The scene at dinner went like this if one looks at it through snapshots: Quiet dings of silverware. Angry sawing of venison. Thank you, Dippy. Could you pass the salt, please? Candle flame at the dining table pulsing with accidental magic. The herbs are growing well in the greenhouse. I don't want to talk about it. Thank you for your kindness and hospitality.

"How were the memories?"

Draco put down his fork and knife. "Have you seen them?"

"Of course."

"They were fine."

Narcissa's voice was surprisingly forgiving. Perhaps she had been lonely the past few years. "I'm glad you know."

Draco raised an eyebrow. He'd been brought up to skip platitudes that started the way hers did, and told that nobody would actually believe him, but when he scrutinized her expression, he found she was sincere. He'd also been taught to not bring up any serious conversations at the dining table. Yet, here he was.

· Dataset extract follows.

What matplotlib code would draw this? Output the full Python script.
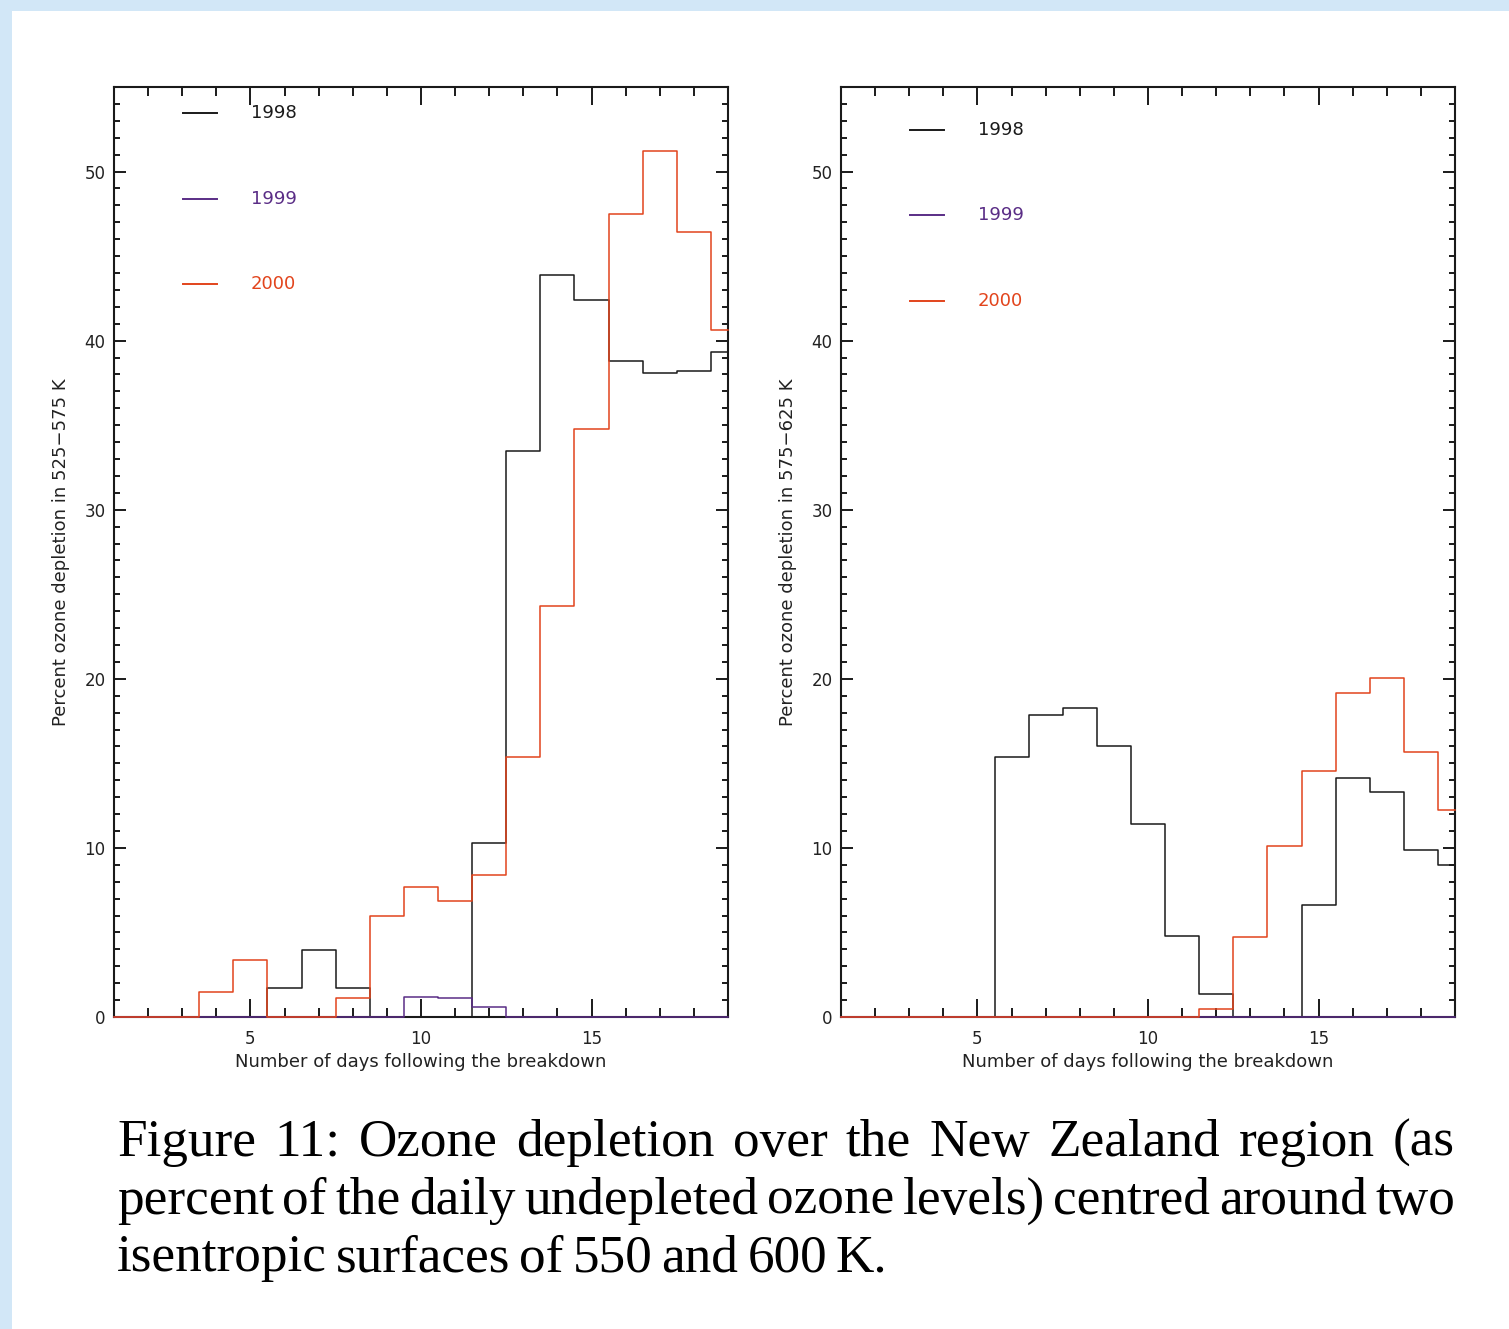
import matplotlib
matplotlib.use("Agg")
import matplotlib.pyplot as plt
from matplotlib.patches import Rectangle
from matplotlib.ticker import MultipleLocator
import numpy as np

# ------------------------------------------------------------------
# Data (percent ozone depletion per day after the vortex breakdown)
# ------------------------------------------------------------------
days = np.arange(1, 20)

# 525-575 K
left_1998 = [0, 0, 0, 0, 0, 1.7, 3.95, 1.7, 0, 0, 0, 10.3, 33.5, 43.9, 42.4, 38.8, 38.1, 38.2, 39.3]
left_1999 = [0, 0, 0, 0, 0, 0, 0, 0, 0, 1.2, 1.1, 0.6, 0, 0, 0, 0, 0, 0, 0]
left_2000 = [0, 0, 0, 1.45, 3.35, 0, 0, 1.15, 5.95, 7.7, 6.85, 8.4, 15.4, 24.3, 34.8, 47.5, 51.2, 46.4, 40.6]

# 575-625 K
right_1998 = [0, 0, 0, 0, 0, 15.4, 17.85, 18.3, 16.0, 11.4, 4.8, 1.35, 0, 0, 6.6, 14.15, 13.3, 9.85, 9.0]
right_1999 = [0] * 19
right_2000 = [0, 0, 0, 0, 0, 0, 0, 0, 0, 0, 0, 0.45, 4.75, 10.1, 14.55, 19.15, 20.05, 15.65, 12.25]

years = ["1998", "1999", "2000"]
colors = ["#1a1a1a", "#5a2d86", "#e2441c"]

ylabels = ["Percent ozone depletion in 525\u2212575 K",
           "Percent ozone depletion in 575\u2212625 K"]
xlabel = "Number of days following the breakdown"

caption_lines = [
    "Figure 11: Ozone depletion over the New Zealand region (as",
    "percent of the daily undepleted ozone levels) centred around two",
    "isentropic surfaces of 550 and 600 K.",
]

# ------------------------------------------------------------------
# Figure
# ------------------------------------------------------------------
W, H = 1509, 1329
fig = plt.figure(figsize=(W / 100, H / 100), dpi=100)
fig.patch.set_facecolor("#d2e7f7")
fig.patches.append(Rectangle((12 / W, 0), 1, 1 - 11 / H, transform=fig.transFigure,
                             facecolor="white", edgecolor="none", zorder=-5))

font = "DejaVu Sans"
tcol = "#222222"

panels = [
    (114, [left_1998, left_1999, left_2000], ylabels[0], 0.972, 0.0920),
    (841, [right_1998, right_1999, right_2000], ylabels[1], 0.954, 0.0920),
]

for x0, series, ylab, leg_top, leg_step in panels:
    ax = fig.add_axes([x0 / W, 1 - 1017 / H, 614 / W, 930 / H])
    for vals, c in zip(series, colors):
        ax.step(days, vals, where="mid", color=c, lw=1.1, clip_on=False, zorder=3)

    ax.set_xlim(1, 19)
    ax.set_ylim(0, 55)
    ax.xaxis.set_major_locator(MultipleLocator(5))
    ax.xaxis.set_minor_locator(MultipleLocator(1))
    ax.yaxis.set_major_locator(MultipleLocator(10))
    ax.yaxis.set_minor_locator(MultipleLocator(1))

    ax.tick_params(axis="both", which="both", direction="in", top=True, right=True,
                   width=1.4, colors="#1a1a1a", labelcolor=tcol, labelsize=12)
    ax.tick_params(axis="x", which="major", length=13, pad=9)
    ax.tick_params(axis="x", which="minor", length=6.5)
    ax.tick_params(axis="y", which="major", length=8.6, pad=6)
    ax.tick_params(axis="y", which="minor", length=4.3)
    for lab in ax.get_xticklabels() + ax.get_yticklabels():
        lab.set_family(font)
    for sp in ax.spines.values():
        sp.set_linewidth(1.5)
        sp.set_color("#1a1a1a")

    ax.set_xlabel(xlabel, family=font, fontsize=13, color=tcol)
    ax.xaxis.set_label_coords(0.5, -0.039)
    ax.set_ylabel(ylab, family=font, fontsize=13, color=tcol)
    ax.yaxis.set_label_coords(-0.071, 0.5)

    # legend drawn as short lines + coloured labels
    for i, (yr, c) in enumerate(zip(years, colors)):
        yy = leg_top - i * leg_step
        ax.plot([0.112, 0.168], [yy, yy], color=c, lw=1.4, transform=ax.transAxes)
        ax.text(0.223, yy, yr, color=c, family=font, fontsize=13,
                va="center", ha="left", transform=ax.transAxes)

# ------------------------------------------------------------------
# Caption (justified, Times-like serif)
# ------------------------------------------------------------------
renderer = fig.canvas.get_renderer()
cap_font = "Liberation Serif"
cx0, cx1 = 117, 1455
baselines = [1156, 1214, 1271]

# pick a size so that the tightest line fits the text width
probe_words = caption_lines[1].split()
probe = [fig.text(0, 0, w, fontsize=40, family=cap_font) for w in probe_words]
probe_w = sum(t.get_window_extent(renderer).width for t in probe)
for t in probe:
    t.remove()
cap_size = 40 * (cx1 - cx0 - 9 * (len(probe_words) - 1)) / probe_w

for n, (line, base) in enumerate(zip(caption_lines, baselines)):
    words = line.split()
    txts = [fig.text(0, 1 - base / H, w, fontsize=cap_size, family=cap_font,
                     va="baseline", ha="left", color="black") for w in words]
    widths = [t.get_window_extent(renderer).width for t in txts]
    if n < len(caption_lines) - 1:
        gap = (cx1 - cx0 - sum(widths)) / (len(words) - 1)
    else:
        gap = 9
    x = cx0
    for t, w in zip(txts, widths):
        t.set_x(x / W)
        x += w + gap

fig.savefig("out.png", dpi=100, facecolor=fig.get_facecolor())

He breathed in so deeply his lungs grew full, and then let them go. He pushed out the dust that had settled inside them.

Draco had gone to the place he thought would remain constant, and it still wasn't quite the same. He wondered what the Wizarding world would be like.

"You didn't have to run to move on," Narcissa continued.

"No," Draco replied. "But I did. I was young, afraid, angry at the both of you. I'm sorry for leaving you without warning."

Narcissa let those words hang in the air. "It is not the apology I had hoped for."

"I will never be sorry for leaving."

Narcissa's face showed its age as her expression turned pained. "Forgiveness will come."